As in every formulaic post-apocalyptic narrative ever written we see that the outbreak has done more than make man eating undead monsters. It has also turned some of the living into “monsters” as well. Monsters who are willing and able to do anything for their own pleasure and survival…but especially pleasure. A band of tattooed, punk rockish, motorcycle riding maniacs quickly reveal themselves and snatch up Nick’s buxom survivor companion and pin her to the ground while one of the bikers exclaims that she is just the way he likes ’em. He says, and I shit you not, “young, dumb, and full of…” And when he gets bucked off by the restrained woman she gets hustled away into a nearby garage by two bikers for “a little fun”. Really?? REALLY?? Who the fuck writes this? Who thinks that this is okay?
Look, I completely get that this is meant to show us how far society has degenerated and what the protagonist is up against. It also gives Nick the chance to demonstrate that while he has probably already killed at least a thousand zombie by this point that he is still human and an upright guy who is going to protect the honor of a lady who is about to be gang raped. But how fucked up is that his Humanizing moment is her Dehumanizing one? At what point will games, novels, and movies stop turning to the “stealing” of a woman’s “virtue” as a means of illustrating just how far society has fallen? As gamers, let us issue a challenge to the Capcoms and Compulsions of the world, a challenge to forgo rape as trope and to find a more original and less offensive way of illuminating their points.
3 thoughts on “Rape as Trope: Next Gen Games and Last Gen Misogyny”
Awesome post, dr. b.
For women who need those trigger warnings, playing games like this is a bit of a minefield.

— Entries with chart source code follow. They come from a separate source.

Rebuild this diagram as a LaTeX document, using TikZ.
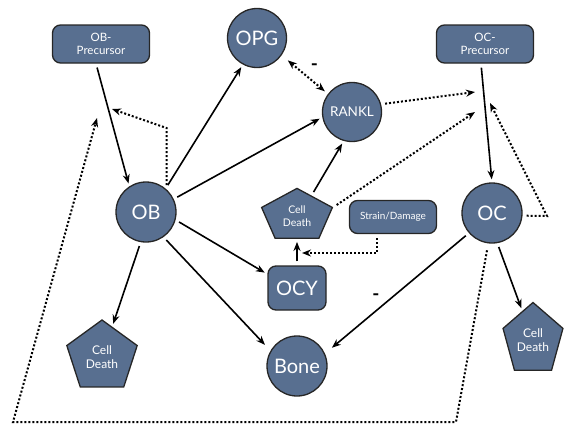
\documentclass[tikz,border=0pt]{standalone}
\usepackage{fontspec}
\setmainfont{Lato}
\usetikzlibrary{arrows.meta,shapes.geometric,calc}
\definecolor{cellblue}{HTML}{586F90}

\begin{document}
\begin{tikzpicture}[
  x=1pt, y=-1pt,
  cell/.style={fill=cellblue, draw=black!85, line width=1.3pt, text=white, inner sep=0pt},
  roundbox/.style={cell, rounded corners=8pt, align=center},
  bigcircle/.style={cell, circle, minimum size=60pt, font=\fontsize{20}{22}\selectfont},
  pentagon/.style={cell, regular polygon, regular polygon sides=5},
  celltext/.style={text=white, align=center, inner sep=0pt, font=\fontsize{12}{13.5}\selectfont},
  link/.style={-{Stealth[length=9pt,width=7pt]}, line width=1.6pt, shorten <=4pt, shorten >=3pt},
  dotline/.style={line width=2pt, dash pattern=on 2pt off 2pt, shorten <=4pt},
  feedback/.style={dotline, -{Stealth[length=9pt,width=7pt]}},
  minus/.style={font=\bfseries\fontsize{19}{19}\selectfont, inner sep=0pt}
]
  \useasboundingbox (0,0) rectangle (566,424);

  \node[roundbox, minimum width=97pt, minimum height=38pt, font=\fontsize{11.5}{13}\selectfont] (obpre) at (101,44) {OB-\\Precursor};
  \node[roundbox, minimum width=97pt, minimum height=38pt, font=\fontsize{11.5}{13}\selectfont] (ocpre) at (485,44) {OC-\\Precursor};
  \node[bigcircle, minimum size=59pt] (opg) at (257,38) {OPG};
  \node[bigcircle, minimum size=59pt, font=\fontsize{13.5}{15}\selectfont] (rankl) at (352,112) {RANKL};
  \node[bigcircle] (ob) at (146,212) {OB};
  \node[bigcircle] (oc) at (492,213) {OC};
  \node[bigcircle] (bone) at (297,366) {Bone};
  \node[roundbox, minimum width=58pt, minimum height=44pt, font=\fontsize{20}{22}\selectfont] (ocy) at (297,288) {OCY};
  \node[roundbox, minimum width=87pt, minimum height=33pt, font=\fontsize{10}{12}\selectfont] (strain) at (393,217) {Strain/Damage};

  \node[pentagon, minimum size=60pt, xscale=1.24, yscale=0.92] (cdmid) at (297,216) {};
  \node[celltext, font=\fontsize{10.5}{12.5}\selectfont] (cdmidtext) at (cdmid) {Cell\\Death};
  \node[pentagon, minimum size=74pt] (cdob) at (102,357) {};
  \node[celltext] (cdobtext) at (cdob) {Cell\\Death};
  \node[pentagon, minimum size=75pt, xscale=0.84] (cdoc) at (533,340) {};
  \node[celltext] (cdoctext) at (cdoc) {Cell\\Death};

  \node[minus] (minusopg) at (314.5,67) {-};
  \node[minus] (minusbone) at (376,297) {-};

  \coordinate (obbend) at (168,128);
  \coordinate (obback) at (112,109);
  \coordinate (ranklend) at (475,92);
  \coordinate (cdmidend) at (475,112);
  \coordinate (strainend) at (302,253);
  \coordinate (ocbend) at (547,216);
  \coordinate (ocend) at (490,103);
  \coordinate (loopright) at (456,422);
  \coordinate (loopleft) at (13,422);
  \coordinate (loopend) at (97,118);

  \draw[link] ([xshift=-5pt]obpre.south) -- (ob.123);
  \draw[link] (ob.50) -- (opg.242);
  \draw[link] (ob.25) -- (rankl.190);
  \draw[link] (ob.-15) -- (ocy.155);
  \draw[link, shorten >=8pt] (ob.-55) -- (bone.150);
  \draw[link] (ob.-100) -- (cdob);
  \draw[link] ($(cdmid.corner 1)!0.4!(cdmid.corner 5)$) -- (rankl.254);
  \draw[link] (ocy) -- (cdmid);
  \draw[link] ([xshift=-4pt]ocpre.south) -- (oc.north);
  \draw[link, shorten >=9pt] (oc.221) -- (bone.24);
  \draw[link] (oc.-80) -- (cdoc);

  \draw[feedback] (ob.48) -- (ob.48 |- obbend) -- (obback);
  \draw[dotline, {Stealth[length=9pt,width=7pt]}-{Stealth[length=9pt,width=7pt]}, shorten <=8pt, shorten >=4pt] (opg.-35) -- (rankl.143);
  \draw[feedback] (rankl.15) -- (ranklend);
  \draw[feedback] (cdmid.corner 5) -- (cdmidend);
  \draw[feedback] ([xshift=-16pt]strain.south) |- (strainend);
  \draw[feedback] (oc.-5) -- (ocbend) -- (ocend);
  \draw[feedback, shorten <=7pt] (oc.-97) -- (loopright) -- (loopleft) -- (loopend);
\end{tikzpicture}
\end{document}
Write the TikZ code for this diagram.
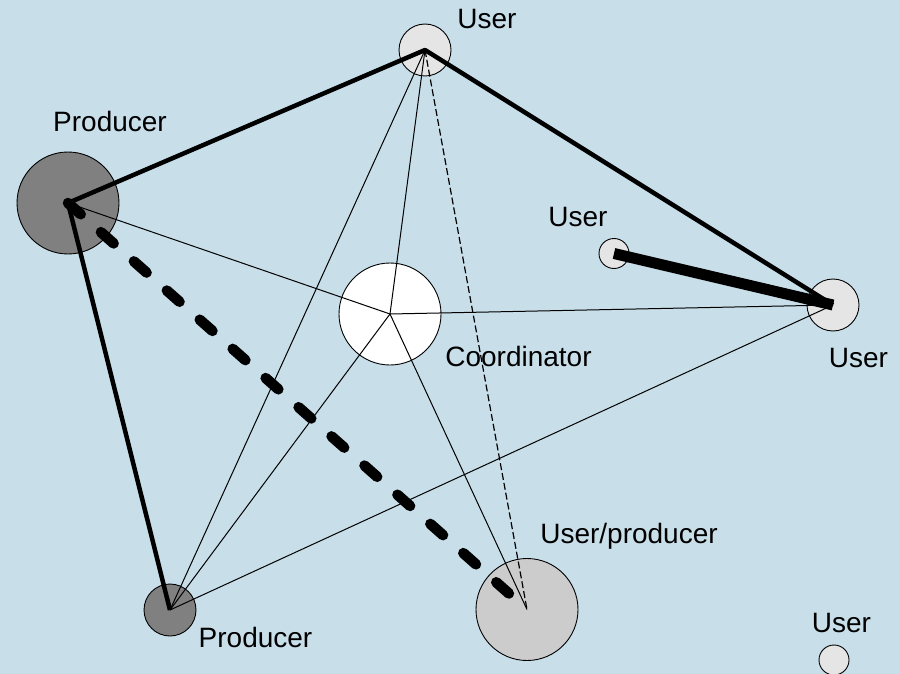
\documentclass[tikz,border=0pt]{standalone}
\usepackage{fontspec}
\setmainfont{Liberation Sans}
\begin{document}
\begin{tikzpicture}[x=1pt,y=-1pt,
  site/.style={circle,draw=black,line width=0.9pt,inner sep=0pt},
  producer/.style={site,fill=black!50},
  user/.style={site,fill=black!10},
  userproducer/.style={site,fill=black!20},
  coordinator/.style={site,fill=white},
  big/.style={minimum size=102pt},
  mid/.style={minimum size=52pt},
  small/.style={minimum size=30pt},
  lbl/.style={anchor=base,inner sep=0pt,font=\fontsize{28}{32}\selectfont},
  thinlink/.style={line width=1pt},
  thicklink/.style={line width=4.5pt,line join=round},
  heavylink/.style={line width=11pt},
  plannedlink/.style={line width=10.5pt,line cap=round,dash pattern=on 17pt off 27pt},
  faintlink/.style={line width=1.2pt,dash pattern=on 7pt off 3pt}]
  % background
  \fill[fill={rgb,255:red,200;green,223;blue,234}] (0,0) rectangle (900,674);
  \useasboundingbox (0,0) rectangle (900,674);

  % sites
  \node[producer,big]        (pA) at (68,203) {};
  \node[user,mid]            (uT) at (425,50) {};
  \node[coordinator,big]     (co) at (390,314) {};
  \node[user,small]          (uS) at (614,253.5) {};
  \node[user,mid]            (uR) at (833,305) {};
  \node[producer,mid]        (pB) at (170,610) {};
  \node[userproducer,big]    (up) at (527,609.5) {};
  \node[user,small]          (uC) at (834,660) {};

  % labels
  \node[lbl] (lT)  at (487,29)   {User};
  \node[lbl] (lA)  at (110,132)  {Producer};
  \node[lbl] (lS)  at (578,226)  {User};
  \node[lbl] (lco) at (518.5,366) {Coordinator};
  \node[lbl] (lR)  at (858.5,367) {User};
  \node[lbl] (lup) at (629,543)  {User/producer};
  \node[lbl] (lB)  at (255.5,647) {Producer};
  \node[lbl] (lC)  at (841.5,632) {User};

  % coordinator spokes and other thin links
  \draw[thinlink] (co.center) -- (pA.center);
  \draw[thinlink] (co.center) -- (uT.center);
  \draw[thinlink] (co.center) -- (uR.center);
  \draw[thinlink] (co.center) -- (pB.center);
  \draw[thinlink] (co.center) -- (up.center);
  \draw[thinlink] (pB.center) -- (uT.center);
  \draw[thinlink] (pB.center) -- (uR.center);
  \draw[faintlink] (uT.center) -- (up.center);

  % strong links
  \draw[thicklink] (pB.center) -- (pA.center) -- (uT.center) -- (uR.center);
  \draw[heavylink] (uS.center) -- (uR.center);
  \draw[plannedlink] (pA.center) -- (up.center);
\end{tikzpicture}
\end{document}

A related question: is there any game, or any potential for a game, to deal with sexual violence in a positive way? I mean, literature can. Maybe something on the level of a Bioshock can?
Dare I say that there is the potential. I think that if we are going to learn to appreciate video games as cultural artifacts (and even works of art) then we are going to have to allow them to deal with such issues skillfully. Depictions of rape will always be disturbing no matter what the medium. I think that there have been some games that are approaching meaningful and non-gratuitous manner. One such game that comes to mind is the apartment scene in Heavy Rain. It was deep and it took me fast. I had to quit playing for the night after I played that part, but it felt different from the scenes above and others that I have seen.